Cambridge University Press, 2023. — 300 p.
This book explores the many strategies by which elite Greeks and Romans resisted the cultural and political hegemony of the Roman Empire in ways that avoided direct confrontation or simple warfare. By resistance is meant a range of responses including 'opposition', 'subversion', 'antagonism', 'dissent', and 'criticism' within a multiplicity of cultural forms from identity-assertion to polemic. Although largely focused on literary culture, its implications can be extended to the world of visual and material culture. Within the volume a distinguished group of scholars explores topics such as the affirmation of identity via language choice in epigraphy; the use of genre (dialogue, declamation, biography, the novel) to express resistant positions; identity negotiation in the scintillating and often satirical Greek essays of Lucian; and the place of religion in resisting hegemonic power.
- Up-to-date discussion of various aspects of resistance to the Roman Empire across the cultural history and literature of the Mediterranean
- Includes magisterial surveys of the history and relevance of resistance studies
- Mobilises a wide range of methodological and interpretative tools to interrogate a variety of cultural products
Contributors: Daniel Jolowicz, Jaś Elsner, Katherine McDonald, Nicholas Zair, Dawn LaValle Norman, Will Guast, Eran Almagor, Nicolò D'Alconzo, Aneurin Ellis-Evans, Helen Van Noorden, Ian Rutherford, Lea Niccolai, Simon Goldhill.
Daniel Jolowicz is a Fellow of Downing College, Cambridge. He is the author of
Latin Poetry in the Ancient Greek Novels (2021).
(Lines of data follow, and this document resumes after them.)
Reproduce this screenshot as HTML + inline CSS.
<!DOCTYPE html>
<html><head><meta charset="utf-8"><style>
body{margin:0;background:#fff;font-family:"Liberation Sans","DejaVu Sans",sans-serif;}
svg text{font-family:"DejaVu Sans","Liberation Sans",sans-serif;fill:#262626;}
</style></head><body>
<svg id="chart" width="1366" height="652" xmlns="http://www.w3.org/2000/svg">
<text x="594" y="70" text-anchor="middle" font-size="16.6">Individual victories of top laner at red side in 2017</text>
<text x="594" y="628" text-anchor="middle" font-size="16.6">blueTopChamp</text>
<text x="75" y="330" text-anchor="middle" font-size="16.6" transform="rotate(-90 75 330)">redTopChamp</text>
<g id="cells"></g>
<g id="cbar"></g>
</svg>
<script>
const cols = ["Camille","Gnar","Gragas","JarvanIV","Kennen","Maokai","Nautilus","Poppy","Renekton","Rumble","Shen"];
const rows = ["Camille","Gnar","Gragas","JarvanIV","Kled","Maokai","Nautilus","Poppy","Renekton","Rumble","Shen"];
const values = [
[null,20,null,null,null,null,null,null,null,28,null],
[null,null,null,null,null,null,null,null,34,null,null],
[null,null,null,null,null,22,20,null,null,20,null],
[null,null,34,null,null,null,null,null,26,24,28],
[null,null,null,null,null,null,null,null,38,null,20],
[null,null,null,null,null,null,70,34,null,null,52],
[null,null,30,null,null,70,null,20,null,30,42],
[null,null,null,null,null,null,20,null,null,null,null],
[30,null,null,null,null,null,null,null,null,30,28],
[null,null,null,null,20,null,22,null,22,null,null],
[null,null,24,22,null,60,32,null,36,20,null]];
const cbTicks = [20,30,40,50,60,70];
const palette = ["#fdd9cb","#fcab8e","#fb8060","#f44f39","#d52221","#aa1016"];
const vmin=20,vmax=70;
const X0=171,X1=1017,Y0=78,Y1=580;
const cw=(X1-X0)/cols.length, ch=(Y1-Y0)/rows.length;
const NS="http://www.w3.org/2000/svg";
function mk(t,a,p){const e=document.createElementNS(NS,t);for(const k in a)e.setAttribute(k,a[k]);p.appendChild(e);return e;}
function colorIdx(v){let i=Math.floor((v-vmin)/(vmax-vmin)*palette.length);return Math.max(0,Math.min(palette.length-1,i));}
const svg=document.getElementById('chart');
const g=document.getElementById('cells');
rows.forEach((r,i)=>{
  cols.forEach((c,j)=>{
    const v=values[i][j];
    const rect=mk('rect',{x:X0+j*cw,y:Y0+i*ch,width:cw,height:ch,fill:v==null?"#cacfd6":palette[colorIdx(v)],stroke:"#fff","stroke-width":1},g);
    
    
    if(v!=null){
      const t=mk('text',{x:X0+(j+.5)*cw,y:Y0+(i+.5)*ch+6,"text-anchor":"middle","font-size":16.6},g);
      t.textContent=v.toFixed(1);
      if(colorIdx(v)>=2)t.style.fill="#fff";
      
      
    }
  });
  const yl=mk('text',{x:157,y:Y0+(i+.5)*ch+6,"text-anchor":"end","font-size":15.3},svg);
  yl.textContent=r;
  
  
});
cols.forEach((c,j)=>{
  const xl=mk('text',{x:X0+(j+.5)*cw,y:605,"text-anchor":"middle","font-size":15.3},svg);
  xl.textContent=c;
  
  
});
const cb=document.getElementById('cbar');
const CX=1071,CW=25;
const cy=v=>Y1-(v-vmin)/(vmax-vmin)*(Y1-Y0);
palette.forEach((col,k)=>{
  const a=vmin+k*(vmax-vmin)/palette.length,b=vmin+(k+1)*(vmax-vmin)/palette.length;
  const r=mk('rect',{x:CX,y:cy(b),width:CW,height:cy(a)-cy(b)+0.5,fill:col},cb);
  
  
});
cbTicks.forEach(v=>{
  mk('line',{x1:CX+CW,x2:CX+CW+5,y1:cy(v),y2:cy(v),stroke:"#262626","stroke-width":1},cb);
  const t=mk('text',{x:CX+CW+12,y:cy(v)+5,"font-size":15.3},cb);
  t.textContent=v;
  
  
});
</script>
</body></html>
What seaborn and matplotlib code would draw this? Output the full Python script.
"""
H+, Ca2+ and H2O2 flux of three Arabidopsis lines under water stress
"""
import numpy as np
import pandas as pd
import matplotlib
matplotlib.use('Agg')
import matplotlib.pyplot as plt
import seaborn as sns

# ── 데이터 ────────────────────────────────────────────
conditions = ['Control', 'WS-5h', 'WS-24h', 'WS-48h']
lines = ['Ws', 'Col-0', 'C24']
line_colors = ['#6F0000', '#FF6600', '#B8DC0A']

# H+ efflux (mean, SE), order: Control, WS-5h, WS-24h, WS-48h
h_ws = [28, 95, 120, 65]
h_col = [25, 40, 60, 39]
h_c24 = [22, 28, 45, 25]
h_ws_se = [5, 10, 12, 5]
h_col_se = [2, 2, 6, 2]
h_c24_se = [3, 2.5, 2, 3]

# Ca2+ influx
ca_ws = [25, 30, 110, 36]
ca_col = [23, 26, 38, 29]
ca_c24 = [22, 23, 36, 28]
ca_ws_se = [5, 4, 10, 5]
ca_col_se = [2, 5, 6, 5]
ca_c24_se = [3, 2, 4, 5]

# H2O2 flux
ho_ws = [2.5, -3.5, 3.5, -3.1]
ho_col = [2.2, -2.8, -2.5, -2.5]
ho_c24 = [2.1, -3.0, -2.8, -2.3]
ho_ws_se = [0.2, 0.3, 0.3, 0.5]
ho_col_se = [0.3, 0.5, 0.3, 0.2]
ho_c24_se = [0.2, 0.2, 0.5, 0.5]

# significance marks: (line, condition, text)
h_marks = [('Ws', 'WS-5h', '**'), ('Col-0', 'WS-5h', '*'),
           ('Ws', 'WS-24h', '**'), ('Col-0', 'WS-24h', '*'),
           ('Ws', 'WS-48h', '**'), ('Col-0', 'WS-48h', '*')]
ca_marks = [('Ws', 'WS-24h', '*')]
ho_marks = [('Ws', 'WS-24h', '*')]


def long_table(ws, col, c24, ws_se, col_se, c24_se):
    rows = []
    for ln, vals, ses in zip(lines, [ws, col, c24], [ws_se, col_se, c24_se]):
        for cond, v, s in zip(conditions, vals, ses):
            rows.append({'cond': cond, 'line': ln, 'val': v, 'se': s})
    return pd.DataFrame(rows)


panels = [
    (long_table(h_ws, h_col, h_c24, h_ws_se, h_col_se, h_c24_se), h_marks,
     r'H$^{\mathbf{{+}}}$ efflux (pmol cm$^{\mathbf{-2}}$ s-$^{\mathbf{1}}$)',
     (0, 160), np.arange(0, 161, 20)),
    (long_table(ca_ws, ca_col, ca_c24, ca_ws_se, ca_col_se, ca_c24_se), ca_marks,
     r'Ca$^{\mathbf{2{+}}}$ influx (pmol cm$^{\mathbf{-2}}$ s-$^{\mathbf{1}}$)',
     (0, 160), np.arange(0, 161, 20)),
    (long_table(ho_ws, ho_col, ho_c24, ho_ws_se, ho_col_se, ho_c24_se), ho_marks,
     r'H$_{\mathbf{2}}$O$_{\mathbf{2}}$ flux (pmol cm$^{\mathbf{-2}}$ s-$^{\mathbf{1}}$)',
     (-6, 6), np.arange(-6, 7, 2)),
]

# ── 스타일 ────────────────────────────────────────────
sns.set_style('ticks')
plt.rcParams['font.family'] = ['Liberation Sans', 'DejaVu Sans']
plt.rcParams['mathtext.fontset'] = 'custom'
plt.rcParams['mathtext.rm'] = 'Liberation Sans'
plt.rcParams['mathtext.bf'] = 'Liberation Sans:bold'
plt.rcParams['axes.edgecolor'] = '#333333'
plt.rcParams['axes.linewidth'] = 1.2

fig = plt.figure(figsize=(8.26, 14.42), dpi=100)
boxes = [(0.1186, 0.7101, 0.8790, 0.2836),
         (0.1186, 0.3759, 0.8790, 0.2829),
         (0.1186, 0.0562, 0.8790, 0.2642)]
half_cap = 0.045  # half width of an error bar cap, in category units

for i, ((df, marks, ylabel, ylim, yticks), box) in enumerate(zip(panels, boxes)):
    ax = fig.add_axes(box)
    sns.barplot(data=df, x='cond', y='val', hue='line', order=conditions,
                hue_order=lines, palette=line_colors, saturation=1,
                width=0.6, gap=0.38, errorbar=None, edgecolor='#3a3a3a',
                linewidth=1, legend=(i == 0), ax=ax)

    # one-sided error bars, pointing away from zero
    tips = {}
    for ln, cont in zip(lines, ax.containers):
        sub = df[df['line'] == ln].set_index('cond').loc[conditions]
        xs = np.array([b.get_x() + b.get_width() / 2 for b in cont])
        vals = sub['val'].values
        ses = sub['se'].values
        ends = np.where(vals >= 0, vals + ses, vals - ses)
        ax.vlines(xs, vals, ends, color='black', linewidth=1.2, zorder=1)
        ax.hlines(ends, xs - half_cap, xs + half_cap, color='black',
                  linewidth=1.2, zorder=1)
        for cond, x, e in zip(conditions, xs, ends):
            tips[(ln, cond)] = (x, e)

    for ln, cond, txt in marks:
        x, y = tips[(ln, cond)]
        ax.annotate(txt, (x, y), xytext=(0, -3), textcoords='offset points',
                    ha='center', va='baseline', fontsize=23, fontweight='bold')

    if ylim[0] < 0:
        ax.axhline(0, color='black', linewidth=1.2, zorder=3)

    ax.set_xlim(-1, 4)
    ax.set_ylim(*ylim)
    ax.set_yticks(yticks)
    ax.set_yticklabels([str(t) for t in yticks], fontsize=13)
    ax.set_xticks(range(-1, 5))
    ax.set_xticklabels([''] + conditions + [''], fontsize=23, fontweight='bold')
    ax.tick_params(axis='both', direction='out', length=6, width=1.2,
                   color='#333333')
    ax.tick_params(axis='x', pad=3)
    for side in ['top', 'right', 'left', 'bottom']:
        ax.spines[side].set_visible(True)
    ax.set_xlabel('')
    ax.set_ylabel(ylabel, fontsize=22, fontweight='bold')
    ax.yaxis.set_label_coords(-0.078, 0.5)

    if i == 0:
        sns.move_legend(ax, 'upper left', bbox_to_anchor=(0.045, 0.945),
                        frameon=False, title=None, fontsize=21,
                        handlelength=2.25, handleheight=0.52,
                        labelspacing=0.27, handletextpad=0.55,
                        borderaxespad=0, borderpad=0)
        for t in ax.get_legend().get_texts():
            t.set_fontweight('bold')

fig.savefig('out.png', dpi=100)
Jaś Elsner is a Senior Research Fellow at Corpus Christi College, Oxford. He is the author of numerous works including
Art and the Roman Viewer (Cambridge, 1995),
Pilgrimage Past and Present (jointly with Simon Coleman) (1995),
Roman Eyes: Visuality and Subjectivity in Art and Text (2007),
The Art of the Roman Empire A.D. 100-450 (2nd edition, 2018) and
Eurocentric and Beyond: Art History, the Global Turn and the Possibilities of Comparison (2022).